start Given data

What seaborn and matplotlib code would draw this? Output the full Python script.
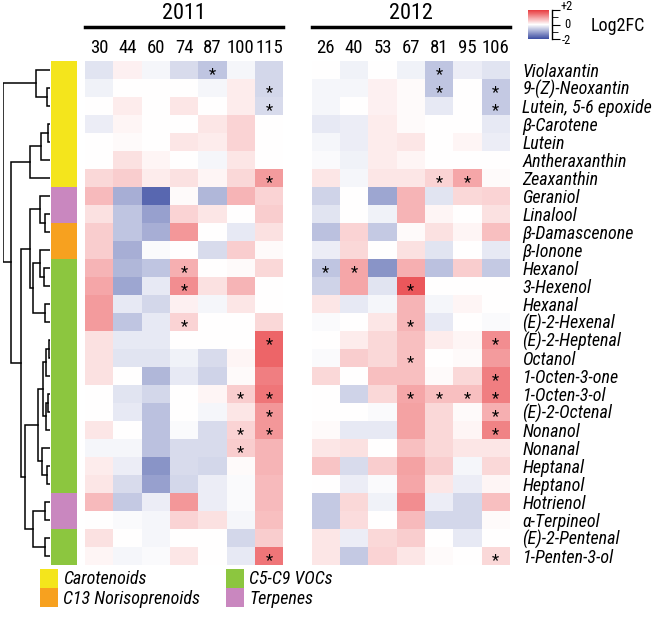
import numpy as np
import pandas as pd
import matplotlib
matplotlib.use("Agg")
import matplotlib.pyplot as plt
import seaborn as sns
from matplotlib.colors import LinearSegmentedColormap, ListedColormap
from matplotlib.patches import Patch
from matplotlib import font_manager

# ---- data ----
compounds = [
    "Violaxantin", "9-(Z)-Neoxantin", "Lutein, 5-6 epoxide", "β-Carotene",
    "Lutein", "Antheraxanthin", "Zeaxanthin", "Geraniol", "Linalool",
    "β-Damascenone", "β-Ionone", "Hexanol", "3-Hexenol", "Hexanal",
    "(E)-2-Hexenal", "(E)-2-Heptenal", "Octanol", "1-Octen-3-one",
    "1-Octen-3-ol", "(E)-2-Octenal", "Nonanol", "Nonanal", "Heptanal",
    "Heptanol", "Hotrienol", "α-Terpineol", "(E)-2-Pentenal", "1-Penten-3-ol",
]

groups = (["Carotenoids"] * 7 + ["Terpenes"] * 2 + ["C13 Norisoprenoids"] * 2
          + ["C5-C9 VOCs"] * 13 + ["Terpenes"] * 2 + ["C5-C9 VOCs"] * 2)

group_names = ["Carotenoids", "C13 Norisoprenoids", "C5-C9 VOCs", "Terpenes"]
group_colors = ["#f4e51c", "#f7a11f", "#8cc63f", "#c987bf"]

weeks_2011 = ["30", "44", "60", "74", "87", "100", "115"]
weeks_2012 = ["26", "40", "53", "67", "81", "95", "106"]

log2fc_2011 = [
    [-0.30, 0.15, -0.10, -0.40, -0.65, -0.10, -0.45],
    [-0.15, 0.00, 0.00, 0.00, -0.10, 0.20, -0.45],
    [0.00, 0.20, 0.00, 0.25, 0.00, 0.20, -0.40],
    [-0.20, 0.10, 0.00, 0.00, 0.25, 0.45, 0.00],
    [0.00, 0.05, 0.00, 0.25, 0.20, 0.45, 0.00],
    [0.00, 0.30, 0.10, 0.00, -0.10, 0.25, 0.00],
    [0.40, 0.50, 0.20, 0.30, 0.10, 0.40, 1.00],
    [0.70, -0.90, -1.70, 0.05, -0.80, 0.75, 0.45],
    [0.30, -0.65, -1.05, 0.45, 0.25, 0.00, 0.50],
    [0.50, -0.65, -0.90, 1.05, 0.00, -0.25, 0.30],
    [0.50, -0.90, -0.05, 0.00, -0.40, 0.50, 0.05],
    [0.75, -0.80, -0.65, 0.80, 0.00, 0.05, 0.40],
    [0.90, -1.00, -0.25, 1.15, 0.30, 0.75, 0.00],
    [1.00, -0.25, -0.45, 0.15, -0.10, 0.25, 0.00],
    [1.00, -0.65, -0.25, 0.45, 0.00, 0.00, 0.40],
    [0.30, -0.25, -0.25, 0.00, 0.00, 0.00, 1.55],
    [0.30, -0.30, -0.30, -0.15, -0.40, 0.10, 1.55],
    [0.30, 0.00, -0.80, -0.25, -0.50, 0.05, 1.30],
    [0.00, -0.30, -0.45, 0.00, 0.10, 0.50, 1.40],
    [0.00, -0.25, -0.70, 0.00, -0.10, 0.25, 1.05],
    [0.25, 0.00, -0.70, -0.05, -0.40, 0.45, 1.05],
    [-0.10, -0.10, -0.70, -0.40, -0.40, 0.50, 0.75],
    [0.20, -0.20, -1.20, -0.40, -0.45, 0.05, 0.75],
    [0.25, -0.40, -1.05, -0.45, -0.20, -0.05, 0.70],
    [0.70, -0.60, -0.20, 1.05, -0.20, -0.05, 0.70],
    [0.00, -0.05, -0.10, 0.45, 0.30, -0.10, 0.65],
    [0.30, 0.00, -0.10, 0.00, 0.00, -0.45, 0.50],
    [0.10, -0.10, -0.05, 0.25, 0.00, -0.25, 1.40],
]

log2fc_2012 = [
    [0.00, -0.15, 0.00, -0.15, -0.65, -0.20, -0.30],
    [-0.10, -0.10, 0.15, 0.05, -0.65, 0.00, -0.60],
    [-0.10, 0.00, 0.15, 0.05, -0.25, 0.00, -0.60],
    [-0.25, -0.20, 0.20, 0.05, 0.00, 0.00, -0.25],
    [-0.10, -0.20, 0.20, 0.25, 0.00, 0.10, -0.20],
    [-0.05, -0.15, 0.20, 0.10, 0.00, 0.00, 0.00],
    [0.25, -0.10, 0.25, 0.25, 0.45, 0.90, 0.05],
    [-0.50, 0.00, -1.00, 0.75, -0.30, 0.40, 0.45],
    [-0.30, 0.00, -0.15, 0.75, 0.10, 0.00, 0.30],
    [-0.70, 0.45, -0.60, 0.05, 0.30, 0.10, 0.65],
    [-0.20, 0.40, 0.00, 0.30, -0.30, 0.00, -0.25],
    [-0.65, 0.90, -1.20, 0.80, -0.70, 0.50, -0.60],
    [-0.50, 0.90, -0.30, 1.70, 0.00, 0.00, 0.00],
    [0.25, -0.25, -0.10, 0.75, -0.10, 0.10, 0.00],
    [-0.05, 0.00, 0.25, 0.75, -0.25, 0.00, -0.05],
    [0.00, 0.20, 0.40, 0.65, 0.20, 0.10, 1.15],
    [-0.05, 0.50, 0.40, 0.65, 0.00, 0.05, 1.00],
    [0.40, 0.00, 0.65, 0.65, 0.05, 0.40, 1.30],
    [0.00, -0.50, 0.40, 0.90, 0.65, 0.65, 1.30],
    [0.00, 0.00, -0.05, 0.95, 0.40, 0.05, 0.80],
    [0.05, -0.25, -0.25, 0.95, 0.40, 0.10, 1.25],
    [0.25, 0.30, 0.00, 0.65, 0.40, 0.25, 0.25],
    [0.60, -0.40, 0.50, 0.95, 0.50, -0.10, 0.40],
    [0.00, -0.20, -0.05, 0.90, 0.25, -0.20, 0.10],
    [-0.60, 0.40, -0.15, 1.15, -0.20, -0.45, 0.65],
    [-0.60, 0.35, 0.00, 0.70, -0.45, -0.45, 0.05],
    [0.25, -0.20, 0.40, 0.50, 0.00, -0.25, 0.00],
    [0.25, -0.60, 0.45, 0.25, 0.05, 0.00, 0.40],
]

# significant cells (compound, week)
sig_2011 = [
    ("Violaxantin", "87"), ("9-(Z)-Neoxantin", "115"), ("Lutein, 5-6 epoxide", "115"),
    ("Zeaxanthin", "115"), ("Hexanol", "74"), ("3-Hexenol", "74"),
    ("(E)-2-Hexenal", "74"), ("(E)-2-Heptenal", "115"), ("1-Octen-3-ol", "100"),
    ("1-Octen-3-ol", "115"), ("(E)-2-Octenal", "115"), ("Nonanol", "100"),
    ("Nonanol", "115"), ("Nonanal", "100"), ("1-Penten-3-ol", "115"),
]
sig_2012 = [
    ("Violaxantin", "81"), ("9-(Z)-Neoxantin", "81"), ("9-(Z)-Neoxantin", "106"),
    ("Lutein, 5-6 epoxide", "106"), ("Zeaxanthin", "81"), ("Zeaxanthin", "95"),
    ("Hexanol", "26"), ("Hexanol", "40"), ("3-Hexenol", "67"),
    ("(E)-2-Hexenal", "67"), ("(E)-2-Heptenal", "106"), ("Octanol", "67"),
    ("1-Octen-3-one", "106"), ("1-Octen-3-ol", "67"), ("1-Octen-3-ol", "81"),
    ("1-Octen-3-ol", "95"), ("1-Octen-3-ol", "106"), ("(E)-2-Octenal", "106"),
    ("Nonanol", "106"), ("1-Penten-3-ol", "106"),
]

# row dendrogram: (left, right, height), leaves 0..27, new clusters from 28
linkage = [
    (1, 2, 3.0), (0, 28, 14.0), (3, 4, 1.5), (30, 5, 9.0), (31, 6, 20.0),
    (8, 9, 5.0), (7, 33, 10.0), (11, 12, 6.0), (10, 35, 10.0), (13, 14, 5.0),
    (36, 37, 17.0), (34, 38, 20.0), (15, 16, 1.0), (40, 17, 4.0), (18, 19, 2.0),
    (42, 20, 4.0), (41, 43, 7.0), (22, 23, 3.0), (21, 45, 8.0), (44, 46, 12.0),
    (24, 25, 5.0), (26, 27, 5.0), (48, 49, 17.0), (47, 50, 25.0), (39, 51, 29.3),
    (32, 52, 39.3), (29, 53, 46.7),
]

# ---- fonts: prefer a narrow sans if one is installed ----
installed = {f.name for f in font_manager.fontManager.ttflist}
narrow = None
for name in ["Liberation Sans Narrow", "Arial Narrow", "Roboto Condensed",
             "Open Sans Condensed", "Noto Sans Condensed", "DejaVu Sans Condensed"]:
    if name in installed:
        narrow = name
        break
if narrow is None:
    for f in font_manager.fontManager.ttflist:
        if "Narrow" in f.name or "Condensed" in f.name:
            narrow = f.name
            break
if narrow is None:
    narrow = "Liberation Sans"
plt.rcParams["font.family"] = [narrow, "DejaVu Sans"]

W, H = 667, 619
fig = plt.figure(figsize=(W / 100, H / 100), dpi=100)


def px_axes(x0, y0, x1, y1):
    return fig.add_axes([x0 / W, 1 - y1 / H, (x1 - x0) / W, (y1 - y0) / H])


top, bottom = 60.7, 564.7
ax = px_axes(85, top, 510, bottom)
cax = px_axes(528, 10, 549, 39)
gax = px_axes(51, top, 77, bottom)
dax = px_axes(3, top, 50, bottom)

# ---- main heatmap (with empty spacer column between years) ----
df = pd.concat([
    pd.DataFrame(log2fc_2011, index=compounds, columns=weeks_2011),
    pd.DataFrame({" ": np.nan}, index=compounds),
    pd.DataFrame(log2fc_2012, index=compounds, columns=weeks_2012),
], axis=1)

stars = pd.DataFrame("", index=df.index, columns=df.columns)
for name, wk in sig_2011 + sig_2012:
    stars.loc[name, wk] = "*"

cmap = LinearSegmentedColormap.from_list("log2fc", ["#3b4ca2", "#ffffff", "#e83a3e"])
sns.heatmap(df, ax=ax, cmap=cmap, vmin=-2, vmax=2, cbar_ax=cax,
            annot=stars, fmt="", annot_kws={"fontsize": 12, "color": "black"},
            xticklabels=True, yticklabels=True)
# asterisks sit high in the font box, nudge them to the cell centre
for t in ax.texts:
    x, y = t.get_position()
    t.set_position((x, y + 0.28))

ax.xaxis.tick_top()
ax.yaxis.tick_right()
ax.tick_params(length=0)
ax.set_xticklabels(df.columns, rotation=0, fontsize=16)
ax.tick_params(axis="x", pad=3)
ax.set_yticklabels(compounds, rotation=0, fontsize=13, style="italic", ha="left")
ax.tick_params(axis="y", pad=9)
ax.set_xlabel("")
ax.set_ylabel("")

# shrink week labels until three-digit ones fit inside a cell
fig.canvas.draw()
renderer = fig.canvas.get_renderer()
widest = max(t.get_window_extent(renderer).width for t in ax.get_xticklabels())
cell_w = 425 / df.shape[1]
col_fs = 16 * min(1.0, (cell_w - 0.6) / widest)
for t in ax.get_xticklabels():
    t.set_fontsize(col_fs)

# year headers
tr = ax.get_xaxis_transform()
for x0, x1, year in [(0, 7, "2011"), (8, 15, "2012")]:
    ax.plot([x0, x1], [1.0675, 1.0675], transform=tr, clip_on=False, color="black", lw=2.5)
    ax.text((x0 + x1) / 2, 1.094, year, transform=tr, ha="center", va="center", fontsize=16)

# colorbar
cbar = ax.collections[0].colorbar
cbar.outline.set_visible(False)
cax.set_yticks([])
eax = px_axes(552, 10, 560, 39)
eax.set_ylim(-2, 2)
eax.patch.set_visible(False)
for s in ["top", "right", "bottom"]:
    eax.spines[s].set_visible(False)
eax.spines["left"].set_linewidth(1)
eax.set_xticks([])
eax.set_yticks([-2, 0, 2])
eax.set_yticks([-1, 1], minor=True)
eax.tick_params(axis="y", which="major", direction="in", length=6, labelleft=False)
eax.tick_params(axis="y", which="minor", direction="in", length=4)
fig.text(561 / W, 1 - 7 / H, "+2", fontsize=9, va="center")
fig.text(564 / W, 1 - 25 / H, "0", fontsize=9, va="center")
fig.text(562 / W, 1 - 41 / H, "-2", fontsize=9, va="center")
fig.text(591 / W, 1 - 26 / H, "Log2FC", fontsize=13, va="center")

# group side bar
codes = pd.DataFrame({"g": [group_names.index(g) for g in groups]}, index=compounds)
sns.heatmap(codes, ax=gax, cmap=ListedColormap(group_colors), vmin=-0.5, vmax=3.5,
            cbar=False, xticklabels=False, yticklabels=False)
gax.set_xlabel("")
gax.set_ylabel("")

# dendrogram
n = len(compounds)
pos = {i: (i + 0.5, 0.0) for i in range(n)}
for k, (a, b, h) in enumerate(linkage):
    ya, ha = pos[a]
    yb, hb = pos[b]
    dax.plot([ha, h, h, hb], [ya, ya, yb, yb], color="black", lw=1.1, solid_joinstyle="miter")
    pos[n + k] = ((ya + yb) / 2, h)
dax.set_ylim(n, 0)
dax.set_xlim(47, 0)
dax.axis("off")

# group legend
handles = [Patch(facecolor=c, edgecolor="none", label=l) for l, c in zip(group_names, group_colors)]
leg = fig.legend(handles=handles, ncol=2, loc="upper left", bbox_to_anchor=(40 / W, 1 - 569 / H),
                 frameon=False, fontsize=13, borderpad=0, borderaxespad=0, labelspacing=0,
                 handlelength=1.0, handleheight=1.2, handletextpad=0.3, columnspacing=1.4)
for t in leg.get_texts():
    t.set_fontstyle("italic")

fig.savefig("out.png", dpi=100)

end Given data

| Prompt |
Begin at the first line of the material and copy each line exactly through the one containing "from matplotlib import font_manager". Omit pictures.

| Full answer |
What seaborn and matplotlib code would draw this? Output the full Python script.
import numpy as np
import pandas as pd
import matplotlib
matplotlib.use("Agg")
import matplotlib.pyplot as plt
import seaborn as sns
from matplotlib.colors import LinearSegmentedColormap, ListedColormap
from matplotlib.patches import Patch
from matplotlib import font_manager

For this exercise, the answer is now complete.